Maximum Likelihood derivation

75 Views Asked by At

In "Deep Learning" book by Goodfellow, in section 5.5 Maximum Likelihood Estimation pdf, there is a following derivation step:

$\theta_{ML} = \arg\max_{\theta} \sum^m_{i=1}\log p_{model}(x^{(i)};\theta)$

Because the arg max does not change when we rescale the cost function, we can divide by m to obtain a version of the criterion that is expressed as an expectation with respect to the empirical distribution $\hat{p}_{data}$ defined by the training data:

$\theta_{ML} = \arg\max_{\theta} \mathop{\mathbb{E}}_{x\sim\hat{p}_{data}} \log p_{model}(x;\theta)$

I understand the rescaling by $\frac{1}{m}$ doesn't change argmax.
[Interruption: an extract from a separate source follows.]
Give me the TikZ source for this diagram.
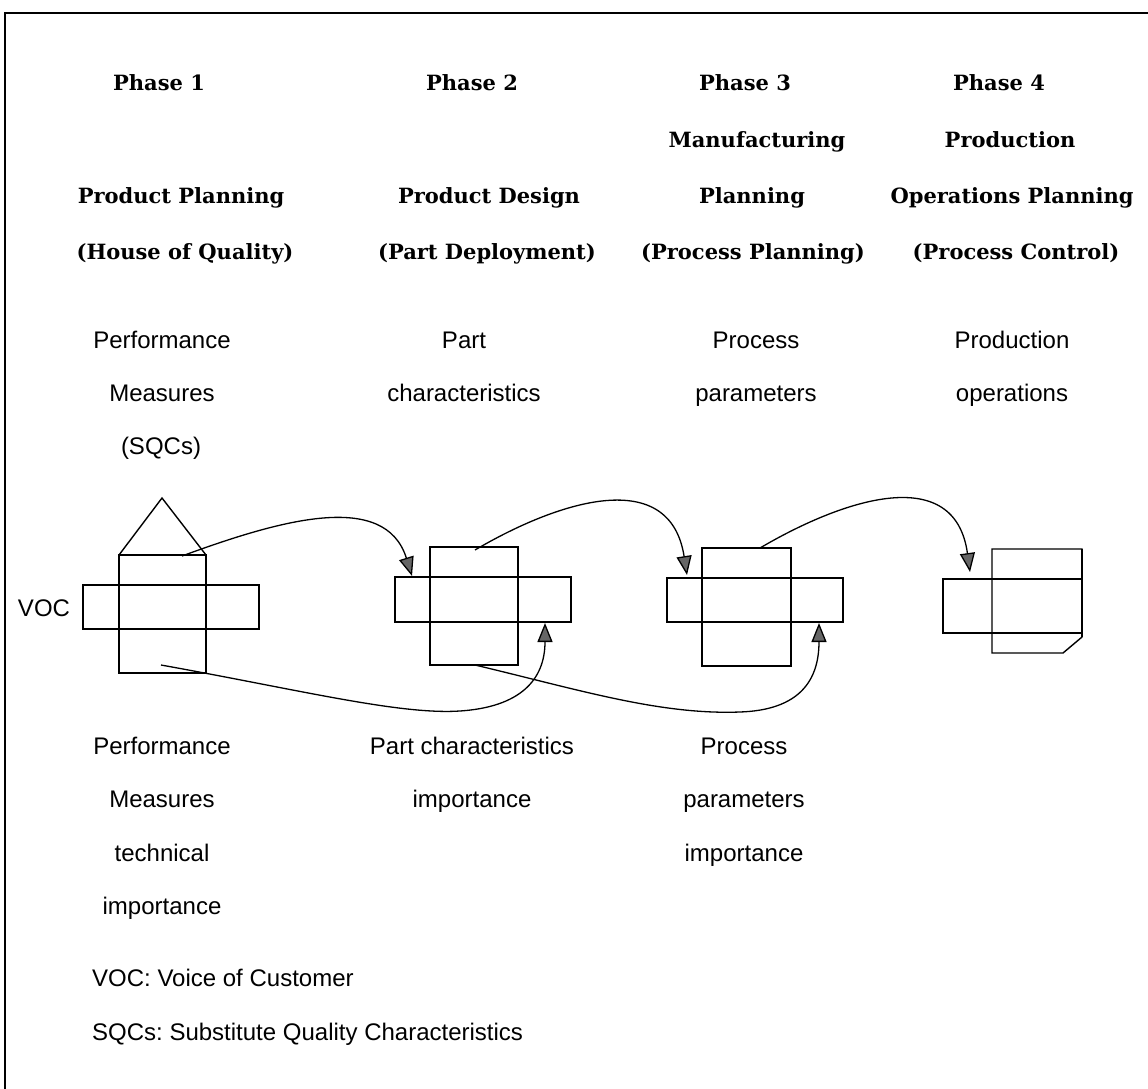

But how did it result in the expectation appearing there?

Could you write out the step(s) in between?

1

There are 1 best solutions below

0
On

$\hat{p}_{data}$ is the empirical distribution that puts mass $\frac 1m$ on each training sample: $\hat{p}_{data} = \sum_{i=1}^m \frac 1m\delta_{x^{(i)}}$.

Thus $\mathop{\mathbb{E}}_{x\sim\hat{p}_{data}} \log p_{model}(x;\theta) = \sum_{i=1}^m \frac 1m\log p_{model}(x^{(i)};\theta)$.